When a character teleports, or the frame rate hitches so \Delta t suddenly
balloons, the stability bound \Delta t \lesssim 2\sqrt{m/k} is momentarily
violated. For that one big step the explicit solver over-corrects, springs overshoot, and the cloth
wobbles like jelly or shudders before the constraint solver reels it back in. It is the same explosion
that would run away forever with stiff springs — just caught and damped after a frame. Engines guard
against it by clamping the step size, taking multiple substeps per
frame, and leaning on PBD's position projection, which stays stable no matter how large the step.

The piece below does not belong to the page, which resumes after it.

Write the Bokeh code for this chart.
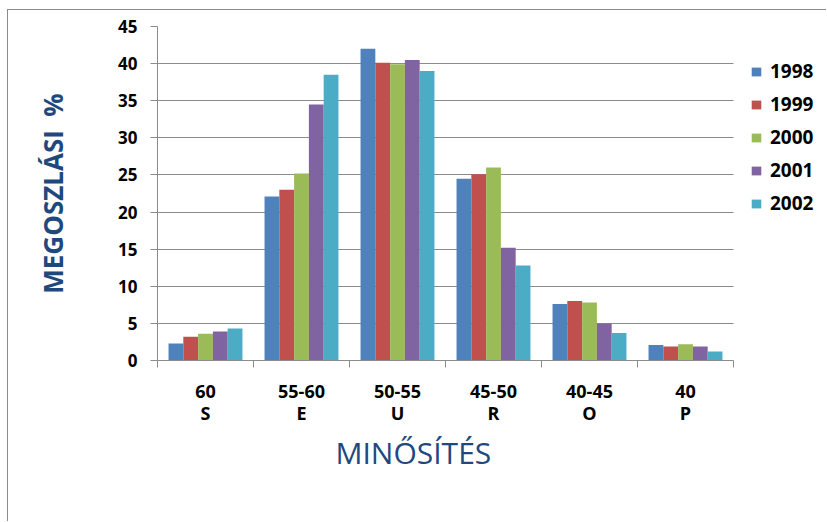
from bokeh.plotting import figure
from bokeh.models import (Range1d, LinearAxis, FixedTicker, Title,
                          Legend, LegendItem, ColumnDataSource)
from bokeh.transform import dodge
from bokeh.embed import file_html
from bokeh.resources import INLINE

categories = ["60\nS", "55-60\nE", "50-55\nU", "45-50\nR", "40-45\nO", "40\nP"]
years = ["1998", "1999", "2000", "2001", "2002"]
v1998 = [2.3, 22.1, 42.0, 24.5, 7.6, 2.1]
v1999 = [3.2, 23.0, 40.1, 25.1, 8.0, 1.9]
v2000 = [3.6, 25.2, 39.9, 26.0, 7.8, 2.2]
v2001 = [3.9, 34.5, 40.5, 15.2, 5.0, 1.9]
v2002 = [4.3, 38.5, 39.0, 12.8, 3.7, 1.2]
y_ticks = [0, 5, 10, 15, 20, 25, 30, 35, 40, 45]
colors = ["#4F81BD", "#C0504D", "#9BBB59", "#8064A2", "#4BACC6"]

n = len(categories)
centers = [i + 0.5 for i in range(n)]
boundaries = list(range(n + 1))

source = ColumnDataSource(data=dict(xc=centers, y1998=v1998, y1999=v1999,
                                    y2000=v2000, y2001=v2001, y2002=v2002))

FONT = "Open Sans"
GRAY = "#8c8c8c"
TITLE_COLOR = "#1F497D"

# layout: plotting area 576 px wide for the categories, frame continues to the
# right edge so that the legend can sit there
W, H = 819, 512
LEFT, BOTTOM, TOP = 149, 162, 16
frame_w = W - LEFT
x_end = n * frame_w / 576.0

p = figure(width=W, height=H,
           x_range=Range1d(0, x_end), y_range=Range1d(0, 45),
           output_backend="svg", toolbar_location=None, x_axis_location=None,
           min_border_left=LEFT, min_border_right=0, min_border_top=TOP,
           min_border_bottom=BOTTOM)
p.styles = {"margin-left": "7px", "margin-top": "9px",
            "border-top": "1px solid #8c8c8c", "border-left": "1px solid #8c8c8c"}
p.outline_line_color = None
p.background_fill_color = "white"
p.border_fill_color = "white"

bw = 0.154
offsets = [-2 * bw, -bw, 0, bw, 2 * bw]
renderers = []
for yr, col, off in zip(years, colors, offsets):
    r = p.vbar(x=dodge("xc", off), top="y" + yr, width=bw,
               source=source, fill_color=col, line_color=None)
    renderers.append(r)

# y axis
ya = p.yaxis[0]
ya.ticker = FixedTicker(ticks=y_ticks)
ya.minor_tick_line_color = None
ya.major_tick_out = 7
ya.major_tick_in = 0
ya.major_tick_line_color = GRAY
ya.axis_line_color = GRAY
ya.major_label_text_font = FONT
ya.major_label_text_font_style = "bold"
ya.major_label_text_font_size = "17px"
ya.major_label_text_color = "black"
ya.major_label_standoff = 13
ya.axis_label = "MEGOSZLÁSI\u00a0\u00a0%"
ya.axis_label_text_font = FONT
ya.axis_label_text_font_style = "bold"
ya.axis_label_text_font_size = "26px"
ya.axis_label_text_color = TITLE_COLOR
ya.axis_label_standoff = 44

p.ygrid.ticker = FixedTicker(ticks=y_ticks)
p.ygrid.grid_line_color = GRAY
p.ygrid.cross_bounds = (0, n)
p.xgrid.grid_line_color = None

# x axis: category labels at centers, boundary ticks as minor ticks
cat_axis = LinearAxis(ticker=FixedTicker(ticks=centers, minor_ticks=boundaries),
                      bounds=(0, n),
                      major_label_overrides={c: lab for c, lab in zip(centers, categories)},
                      axis_line_color=GRAY, major_tick_line_color=None,
                      major_tick_in=0, major_tick_out=0,
                      minor_tick_line_color=GRAY, minor_tick_in=0, minor_tick_out=7,
                      major_label_text_font=FONT,
                      major_label_text_font_style="bold",
                      major_label_text_font_size="18px",
                      major_label_text_color="black",
                      major_label_text_line_height=0.95,
                      major_label_standoff=11)
p.add_layout(cat_axis, "below")

xtitle = Title(text="MINŐSÍTÉS", align="left", offset=178, standoff=3,
               text_font=FONT, text_font_style="normal", text_font_size="30px",
               text_color=TITLE_COLOR)
p.add_layout(xtitle, "below")

legend = Legend(items=[LegendItem(label=yr, renderers=[r]) for yr, r in zip(years, renderers)],
                location=(593, 144), orientation="vertical",
                glyph_width=12, glyph_height=11, label_height=20, spacing=7,
                label_standoff=8, padding=0, margin=0,
                border_line_color=None, background_fill_alpha=0,
                label_text_font=FONT, label_text_font_style="bold",
                label_text_font_size="19px", label_text_color="black")
p.add_layout(legend)

open("out.html", "w").write(file_html(p, INLINE))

The tempting fix for a floppy simulation is to reach for the stiffness dial: soft structural springs
let the cloth stretch like rubber — a cape that lengthens like chewing gum as the hero
runs — so surely just crank k up until it stops? No. With an
explicit integrator, a bigger k shrinks the stable step as
1/\sqrt{k}, and past a modest value the simulation explodes — masses
fly off to infinity within a few frames. You cannot buy inextensibility by cranking
k in an explicit solver. The right tools are strain limiting
(clamp the geometry after the step), implicit integration (unconditionally stable, so
big k is safe), or position-based constraints (enforce the
rest length directly). Keep the springs soft, and make the fabric inextensible some other way.
Xavier Provot's 1995 Graphics Interface paper, "Deformation Constraints in a Mass-Spring Model to
Describe Rigid Cloth Behavior," gave us the three-spring grid and the strain-limiting trick in
one shot. Three years later Baraff and Witkin's SIGGRAPH 1998 paper "Large Steps in Cloth Simulation"
showed that implicit integration let you take frame-sized steps with stiff cloth — the breakthrough that
put believable cloth in films. Position-based dynamics (Müller and colleagues, mid-2000s) then made
stable cloth fast enough for real-time games. Thirty years on, every one of these ideas is still in the
pipeline you see in modern DCC tools.